Early Spring for Shubenacadie Sam and More Winter for Wiarton Willie
For those that missed the appearance of the weather predicting groundhogs this morning, you can breathe a sigh of relief and rejoice because Nova Scotia’s Shubenacadie Sam didn’t see his shadow, however, according to Ontario’s Wiarton Willie winter attire will still be needed as the groundhog saw his shadow.
Looking south Punxsutawney Phil from Punxsutawney, PA had the same prediction as Shubenacadie Sam, an early spring is on its way, although the predication doesn’t come as much of a shock considering the mild winter temperatures across much of the country.
The annual celebration of Groundhog Day began with the appearance Nova Scotia’s Shubenacadie Sam. The groundhog came out of his borrow and did not see a shadow, which according to folklore means an early spring.
According to tradition, if the groundhog sees its shadow on Feb. 2 it will scurry back into its burrow, meaning six more weeks of winter. If it doesn’t see its shadow, then an early spring is on the horizon.
Feb. 2 is a highly anticipated day in the world of weather and can its roots can be traced back to hundreds of years ago in Europe. In parts of Europe, mostly current day Germany, people revered animals and practiced nature worship. A badger was used to predict the coming of spring. The practice was eventually imported to the new world and took root in Pennsylvania, where the badger replaced with a groundhog.

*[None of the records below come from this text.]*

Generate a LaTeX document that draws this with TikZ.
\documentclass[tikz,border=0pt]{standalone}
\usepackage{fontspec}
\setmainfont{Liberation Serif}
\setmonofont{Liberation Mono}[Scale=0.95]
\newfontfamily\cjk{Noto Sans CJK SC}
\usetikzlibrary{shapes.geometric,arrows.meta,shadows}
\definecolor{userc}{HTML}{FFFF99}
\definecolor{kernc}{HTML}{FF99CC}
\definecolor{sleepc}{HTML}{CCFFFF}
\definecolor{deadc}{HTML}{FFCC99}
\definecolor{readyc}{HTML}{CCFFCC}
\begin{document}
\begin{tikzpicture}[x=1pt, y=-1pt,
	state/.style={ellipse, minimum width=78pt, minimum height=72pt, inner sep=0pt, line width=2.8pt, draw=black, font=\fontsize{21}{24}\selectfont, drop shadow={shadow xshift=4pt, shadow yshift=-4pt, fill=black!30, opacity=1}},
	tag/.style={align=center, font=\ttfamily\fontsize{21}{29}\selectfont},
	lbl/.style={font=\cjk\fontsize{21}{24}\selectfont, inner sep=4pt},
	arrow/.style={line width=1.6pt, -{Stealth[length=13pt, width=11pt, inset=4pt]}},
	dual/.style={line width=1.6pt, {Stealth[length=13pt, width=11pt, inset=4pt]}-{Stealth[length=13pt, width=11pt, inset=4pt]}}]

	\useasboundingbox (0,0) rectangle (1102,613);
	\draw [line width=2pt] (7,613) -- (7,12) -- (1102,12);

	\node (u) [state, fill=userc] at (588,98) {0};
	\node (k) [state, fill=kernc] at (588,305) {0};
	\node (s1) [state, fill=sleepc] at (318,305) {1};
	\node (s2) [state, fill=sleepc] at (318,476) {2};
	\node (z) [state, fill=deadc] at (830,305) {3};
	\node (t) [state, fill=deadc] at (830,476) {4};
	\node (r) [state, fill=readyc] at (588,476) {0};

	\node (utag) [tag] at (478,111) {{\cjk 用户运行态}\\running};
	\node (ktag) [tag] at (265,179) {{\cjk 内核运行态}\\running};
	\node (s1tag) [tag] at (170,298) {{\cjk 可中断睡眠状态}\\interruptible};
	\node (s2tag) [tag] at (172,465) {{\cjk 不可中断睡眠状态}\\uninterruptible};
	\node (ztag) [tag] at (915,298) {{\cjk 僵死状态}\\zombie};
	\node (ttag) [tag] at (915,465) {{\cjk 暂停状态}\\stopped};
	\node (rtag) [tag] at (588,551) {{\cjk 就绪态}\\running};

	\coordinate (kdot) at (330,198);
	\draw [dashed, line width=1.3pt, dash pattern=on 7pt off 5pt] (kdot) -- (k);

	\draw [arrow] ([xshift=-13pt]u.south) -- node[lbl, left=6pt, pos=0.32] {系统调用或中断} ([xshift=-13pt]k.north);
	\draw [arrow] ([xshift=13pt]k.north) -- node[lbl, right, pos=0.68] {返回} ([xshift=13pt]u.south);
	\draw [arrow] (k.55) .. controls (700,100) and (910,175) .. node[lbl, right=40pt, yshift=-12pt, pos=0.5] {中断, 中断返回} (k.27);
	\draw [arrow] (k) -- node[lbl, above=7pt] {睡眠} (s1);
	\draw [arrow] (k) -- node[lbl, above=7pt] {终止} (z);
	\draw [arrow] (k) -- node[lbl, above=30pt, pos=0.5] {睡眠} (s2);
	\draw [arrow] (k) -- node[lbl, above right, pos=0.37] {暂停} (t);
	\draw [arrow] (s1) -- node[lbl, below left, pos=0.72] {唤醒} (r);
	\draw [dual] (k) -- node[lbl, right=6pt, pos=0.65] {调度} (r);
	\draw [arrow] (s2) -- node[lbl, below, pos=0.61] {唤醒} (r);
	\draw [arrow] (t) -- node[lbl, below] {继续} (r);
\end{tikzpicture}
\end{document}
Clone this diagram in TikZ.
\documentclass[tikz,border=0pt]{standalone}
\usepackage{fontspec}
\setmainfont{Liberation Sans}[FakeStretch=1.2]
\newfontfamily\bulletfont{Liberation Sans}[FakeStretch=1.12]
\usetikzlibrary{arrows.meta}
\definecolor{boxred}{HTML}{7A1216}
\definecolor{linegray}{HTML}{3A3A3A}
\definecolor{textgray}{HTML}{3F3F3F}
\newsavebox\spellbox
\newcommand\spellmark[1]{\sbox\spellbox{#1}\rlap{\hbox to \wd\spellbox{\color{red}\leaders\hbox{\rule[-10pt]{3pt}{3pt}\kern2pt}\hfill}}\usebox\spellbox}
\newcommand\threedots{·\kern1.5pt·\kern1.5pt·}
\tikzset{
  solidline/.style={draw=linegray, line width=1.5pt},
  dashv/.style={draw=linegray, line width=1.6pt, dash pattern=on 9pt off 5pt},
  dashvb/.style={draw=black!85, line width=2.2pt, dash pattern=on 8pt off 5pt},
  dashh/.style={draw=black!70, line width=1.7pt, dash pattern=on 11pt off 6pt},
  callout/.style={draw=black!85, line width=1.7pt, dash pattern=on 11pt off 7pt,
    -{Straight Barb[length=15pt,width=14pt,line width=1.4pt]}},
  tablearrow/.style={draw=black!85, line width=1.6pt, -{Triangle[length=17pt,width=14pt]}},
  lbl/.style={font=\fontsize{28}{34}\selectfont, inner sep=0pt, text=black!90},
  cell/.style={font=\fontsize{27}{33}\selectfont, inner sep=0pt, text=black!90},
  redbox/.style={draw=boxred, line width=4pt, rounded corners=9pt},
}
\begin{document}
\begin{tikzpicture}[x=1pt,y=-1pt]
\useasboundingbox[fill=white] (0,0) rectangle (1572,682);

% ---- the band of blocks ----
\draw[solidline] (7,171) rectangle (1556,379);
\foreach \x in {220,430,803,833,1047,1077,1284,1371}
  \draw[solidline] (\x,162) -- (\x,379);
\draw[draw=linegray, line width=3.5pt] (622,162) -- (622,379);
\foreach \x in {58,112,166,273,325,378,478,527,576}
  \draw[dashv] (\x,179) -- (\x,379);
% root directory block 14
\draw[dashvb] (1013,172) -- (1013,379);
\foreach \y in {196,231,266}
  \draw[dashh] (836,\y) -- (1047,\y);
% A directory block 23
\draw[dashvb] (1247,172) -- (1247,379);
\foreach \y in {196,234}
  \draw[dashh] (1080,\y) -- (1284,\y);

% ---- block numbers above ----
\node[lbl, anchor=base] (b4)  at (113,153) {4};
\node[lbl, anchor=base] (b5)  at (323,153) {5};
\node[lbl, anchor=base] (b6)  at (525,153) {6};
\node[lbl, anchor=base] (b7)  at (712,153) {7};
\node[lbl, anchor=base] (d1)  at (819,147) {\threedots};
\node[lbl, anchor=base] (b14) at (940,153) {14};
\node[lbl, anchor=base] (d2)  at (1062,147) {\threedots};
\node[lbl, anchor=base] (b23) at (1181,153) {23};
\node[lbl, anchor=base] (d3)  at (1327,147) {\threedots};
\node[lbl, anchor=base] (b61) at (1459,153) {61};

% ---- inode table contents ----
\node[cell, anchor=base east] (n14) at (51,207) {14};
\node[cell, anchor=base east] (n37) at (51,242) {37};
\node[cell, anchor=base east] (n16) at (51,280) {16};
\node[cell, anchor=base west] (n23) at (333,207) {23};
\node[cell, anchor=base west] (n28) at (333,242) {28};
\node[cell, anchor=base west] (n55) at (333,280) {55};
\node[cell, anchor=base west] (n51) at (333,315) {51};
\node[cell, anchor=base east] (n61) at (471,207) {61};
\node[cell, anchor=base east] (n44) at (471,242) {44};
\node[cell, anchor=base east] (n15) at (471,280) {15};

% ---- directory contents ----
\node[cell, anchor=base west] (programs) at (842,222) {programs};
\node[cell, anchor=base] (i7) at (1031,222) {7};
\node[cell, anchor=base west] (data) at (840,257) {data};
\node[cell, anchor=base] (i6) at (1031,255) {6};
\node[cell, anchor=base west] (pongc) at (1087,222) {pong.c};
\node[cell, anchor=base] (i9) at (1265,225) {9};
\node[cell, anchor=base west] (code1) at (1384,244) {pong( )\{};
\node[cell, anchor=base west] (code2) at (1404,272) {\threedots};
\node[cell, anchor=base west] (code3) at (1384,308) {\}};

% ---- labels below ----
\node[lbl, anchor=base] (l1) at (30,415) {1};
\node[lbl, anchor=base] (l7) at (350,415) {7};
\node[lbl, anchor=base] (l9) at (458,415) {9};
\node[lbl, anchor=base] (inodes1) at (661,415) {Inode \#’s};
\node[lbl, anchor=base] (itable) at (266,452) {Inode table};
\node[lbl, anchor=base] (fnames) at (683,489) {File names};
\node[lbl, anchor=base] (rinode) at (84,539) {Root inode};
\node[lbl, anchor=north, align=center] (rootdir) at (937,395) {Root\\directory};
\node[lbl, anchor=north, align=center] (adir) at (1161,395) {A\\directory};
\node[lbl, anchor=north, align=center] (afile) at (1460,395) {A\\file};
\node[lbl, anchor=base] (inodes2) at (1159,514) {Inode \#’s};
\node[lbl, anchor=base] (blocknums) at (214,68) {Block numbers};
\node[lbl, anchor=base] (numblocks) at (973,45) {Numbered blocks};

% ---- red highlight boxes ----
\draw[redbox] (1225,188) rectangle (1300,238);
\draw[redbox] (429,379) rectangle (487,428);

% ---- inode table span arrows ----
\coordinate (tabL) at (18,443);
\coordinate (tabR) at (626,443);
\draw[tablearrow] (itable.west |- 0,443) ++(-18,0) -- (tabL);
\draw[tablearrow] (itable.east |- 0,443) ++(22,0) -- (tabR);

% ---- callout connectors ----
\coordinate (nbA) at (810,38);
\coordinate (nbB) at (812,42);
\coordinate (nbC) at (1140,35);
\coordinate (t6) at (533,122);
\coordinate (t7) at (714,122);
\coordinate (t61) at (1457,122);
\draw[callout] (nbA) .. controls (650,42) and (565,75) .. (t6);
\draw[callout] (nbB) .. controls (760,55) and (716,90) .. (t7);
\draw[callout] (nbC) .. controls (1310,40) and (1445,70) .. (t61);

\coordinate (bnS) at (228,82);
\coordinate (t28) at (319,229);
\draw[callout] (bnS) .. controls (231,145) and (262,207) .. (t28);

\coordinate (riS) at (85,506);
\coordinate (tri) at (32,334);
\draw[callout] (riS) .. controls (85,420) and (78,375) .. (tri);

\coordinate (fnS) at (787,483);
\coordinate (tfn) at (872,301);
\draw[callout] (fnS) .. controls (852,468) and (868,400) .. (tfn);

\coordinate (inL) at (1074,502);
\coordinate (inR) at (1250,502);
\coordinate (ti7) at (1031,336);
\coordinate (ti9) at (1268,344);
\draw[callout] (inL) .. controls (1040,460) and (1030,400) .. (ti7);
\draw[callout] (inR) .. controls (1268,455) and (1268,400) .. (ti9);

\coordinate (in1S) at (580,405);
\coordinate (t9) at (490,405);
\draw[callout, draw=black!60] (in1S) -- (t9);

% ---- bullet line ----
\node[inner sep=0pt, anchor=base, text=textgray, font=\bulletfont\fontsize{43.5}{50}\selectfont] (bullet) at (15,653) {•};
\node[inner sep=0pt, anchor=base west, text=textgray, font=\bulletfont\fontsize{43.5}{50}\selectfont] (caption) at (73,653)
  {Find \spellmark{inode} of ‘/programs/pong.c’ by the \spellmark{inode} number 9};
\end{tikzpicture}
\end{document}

This lighthearted celebration also shares a day with a Catholic holiday known as Candlemas.
Whether Canadians actually believe in the predictive powers of the groundhog or not, the mild winter this year can speak for itself. Most of the country experienced less than usual snowfall and warmer than usual temperatures. The warmer temperatures can be attributed to the El Nino weather system in the Pacific Ocean.